The read does not go through GitHub. It uses the manifest cached in data_dir to locate the parquet file and stream it back. This is the same path a data reader on a different machine takes – they need access to the data store, not to the git repo.

Where you are

You have a fully versioned datom project up and running:

One table (dm) with one version, one parquet file in data_dir
Metadata committed and pushed to GitHub – version history is auditable
Parquet data stays local – nothing sensitive went to GitHub
No governance attached yet; you’ll add it in Promoting to S3 when sharing matters

In the next article, the month-2 extract arrives with new subjects, and you write a second version without overwriting the first.

Teardown

Planning to continue to Month 2 Arrives? Leave everything as-is and reuse your conn in the next article. The resume script in article 2 is there for users who closed their session; you don’t need it.

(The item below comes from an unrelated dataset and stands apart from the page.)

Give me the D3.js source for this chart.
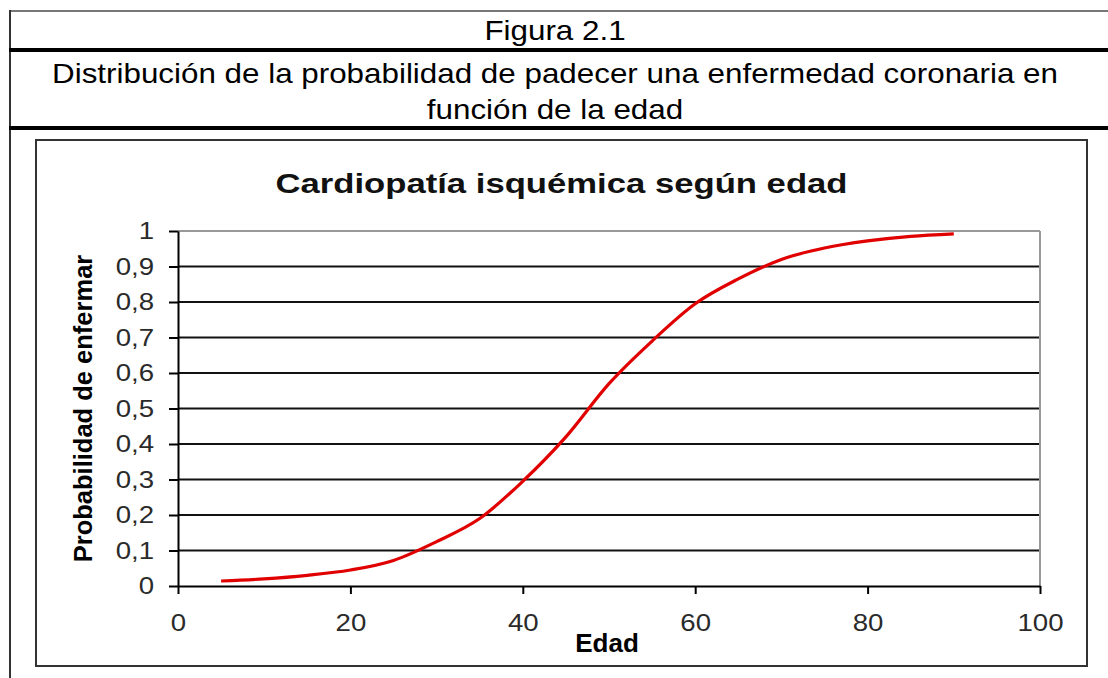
<!DOCTYPE html>
<html>
<head>
<meta charset="utf-8">
<script src="https://cdn.jsdelivr.net/npm/d3@7"></script>
<style>
  body { margin: 0; background: #fff; }
  svg { display: block; }
  text { font-family: "Liberation Sans", Arial, sans-serif; }
</style>
</head>
<body>
<svg id="chart" width="1108" height="678"></svg>
<script>
// ---- data ----
const figureLabel = "Figura 2.1";
const subtitleLines = [
  "Distribución de la probabilidad de padecer una enfermedad coronaria en",
  "función de la edad"
];
const chartTitle = "Cardiopatía isquémica según edad";
const xAxisTitle = "Edad";
const yAxisTitle = "Probabilidad de enfermar";

const ages = [5, 10, 15, 20, 25, 30, 35, 40, 45, 50, 55, 60, 65, 70, 75, 80, 85, 90];
const probabilities = [0.014, 0.02, 0.03, 0.045, 0.072, 0.125, 0.19, 0.295, 0.42, 0.57,
                       0.69, 0.795, 0.865, 0.92, 0.952, 0.972, 0.985, 0.992];

const xTicks = [0, 20, 40, 60, 80, 100];
const yTicks = [0, 0.1, 0.2, 0.3, 0.4, 0.5, 0.6, 0.7, 0.8, 0.9, 1];
const formatY = d => String(+d.toFixed(1)).replace(".", ",");

// ---- drawing ----
const svg = d3.select("#chart");
const W = 1108, H = 678;
svg.append("rect").attr("width", W).attr("height", H).attr("fill", "#fff");

function stretch(sel, factor) {
  sel.each(function () {
    const len = this.getComputedTextLength();
    d3.select(this).attr("textLength", len * factor).attr("lengthAdjust", "spacingAndGlyphs");
  });
}

// table frame
const tableLeft = 10, tableCenter = 555;
svg.append("line").attr("x1", tableLeft).attr("x2", W).attr("y1", 11).attr("y2", 11)
  .attr("stroke", "#777").attr("stroke-width", 2);
svg.append("line").attr("x1", tableLeft).attr("x2", tableLeft).attr("y1", 10).attr("y2", H)
  .attr("stroke", "#333").attr("stroke-width", 2);
[50, 128].forEach(yy => {
  svg.append("line").attr("x1", tableLeft - 1).attr("x2", W).attr("y1", yy).attr("y2", yy)
    .attr("stroke", "#000").attr("stroke-width", 4);
});

const fig = svg.append("text").attr("x", tableCenter).attr("y", 40)
  .attr("text-anchor", "middle").attr("font-size", 28).attr("fill", "#000").text(figureLabel);
stretch(fig, 1.12);

const sub1 = svg.append("text").attr("x", tableCenter).attr("y", 83)
  .attr("text-anchor", "middle").attr("font-size", 28).attr("fill", "#000").text(subtitleLines[0]);
stretch(sub1, 1.12);
const sub2 = svg.append("text").attr("x", tableCenter).attr("y", 119)
  .attr("text-anchor", "middle").attr("font-size", 28).attr("fill", "#000").text(subtitleLines[1]);
stretch(sub2, 1.12);

// chart box
const box = { x: 36, y: 140, w: 1051, h: 526 };
svg.append("rect").attr("x", box.x).attr("y", box.y).attr("width", box.w).attr("height", box.h)
  .attr("fill", "#fff").attr("stroke", "#333").attr("stroke-width", 2);

// scales
const plot = { left: 178, right: 1040, top: 231, bottom: 586 };
const x = d3.scaleLinear().domain([0, 100]).range([plot.left, plot.right]);
const y = d3.scaleLinear().domain([0, 1]).range([plot.bottom, plot.top]);

// gridlines
svg.append("g").selectAll("line").data(yTicks.filter(d => d > 0 && d < 1)).join("line")
  .attr("x1", plot.left).attr("x2", plot.right)
  .attr("y1", d => y(d)).attr("y2", d => y(d))
  .attr("stroke", "#111").attr("stroke-width", 2);
// plot frame (top & right, gray)
svg.append("line").attr("x1", plot.left).attr("x2", plot.right).attr("y1", y(1)).attr("y2", y(1))
  .attr("stroke", "#999").attr("stroke-width", 2);
svg.append("line").attr("x1", plot.right).attr("x2", plot.right).attr("y1", y(1)).attr("y2", y(0))
  .attr("stroke", "#999").attr("stroke-width", 2);

// axes
const yAxis = svg.append("g").attr("transform", `translate(${plot.left},0)`)
  .call(d3.axisLeft(y).tickValues(yTicks).tickSize(9).tickSizeOuter(0).tickPadding(15).tickFormat(formatY));
const xAxis = svg.append("g").attr("transform", `translate(0,${plot.bottom})`)
  .call(d3.axisBottom(x).tickValues(xTicks).tickSize(8).tickSizeOuter(0).tickPadding(20));
[yAxis, xAxis].forEach(g => {
  g.select(".domain").attr("stroke", "#000").attr("stroke-width", 2);
  g.selectAll(".tick line").attr("stroke", "#000").attr("stroke-width", 2);
  g.selectAll(".tick text").attr("font-size", 24).attr("fill", "#2a2a2a")
    .attr("font-family", "\"Liberation Sans\", Arial, sans-serif");
});
stretch(yAxis.selectAll(".tick text"), 1.15);
stretch(xAxis.selectAll(".tick text"), 1.15);

// curve
const line = d3.line().x((d, i) => x(ages[i])).y(d => y(d)).curve(d3.curveMonotoneX);
svg.append("path").datum(probabilities).attr("d", line)
  .attr("fill", "none").attr("stroke", "#e00000").attr("stroke-width", 3.2)
  .attr("stroke-linejoin", "round").attr("stroke-linecap", "butt");

// titles
svg.append("text").attr("x", box.x + box.w / 2).attr("y", 193)
  .attr("text-anchor", "middle").attr("font-size", 28).attr("font-weight", "bold").attr("fill", "#111")
  .attr("textLength", 572).attr("lengthAdjust", "spacingAndGlyphs").text(chartTitle);

svg.append("text").attr("x", 607).attr("y", 652)
  .attr("text-anchor", "middle").attr("font-size", 26).attr("font-weight", "bold").attr("fill", "#000")
  .text(xAxisTitle);

svg.append("text").attr("transform", `translate(92,${(plot.top + plot.bottom) / 2}) rotate(-90)`)
  .attr("text-anchor", "middle").attr("font-size", 25.5).attr("font-weight", "bold").attr("fill", "#000")
  .text(yAxisTitle);
</script>
</body>
</html>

If you are done exploring, pick one:

# Option A -- full scripted teardown (deletes local files AND the GitHub repo).
# Do this BEFORE unlink().
datom_decommission(conn, confirm = "STUDY_001")

# Option B -- local only (GitHub repo stays; delete it manually from the UI).
unlink(c(dev_dir, data_dir), recursive = TRUE)

Do not call unlink() before datom_decommission() – removing the local clone first strips the GitHub remote reference and the remote repo will not be deleted.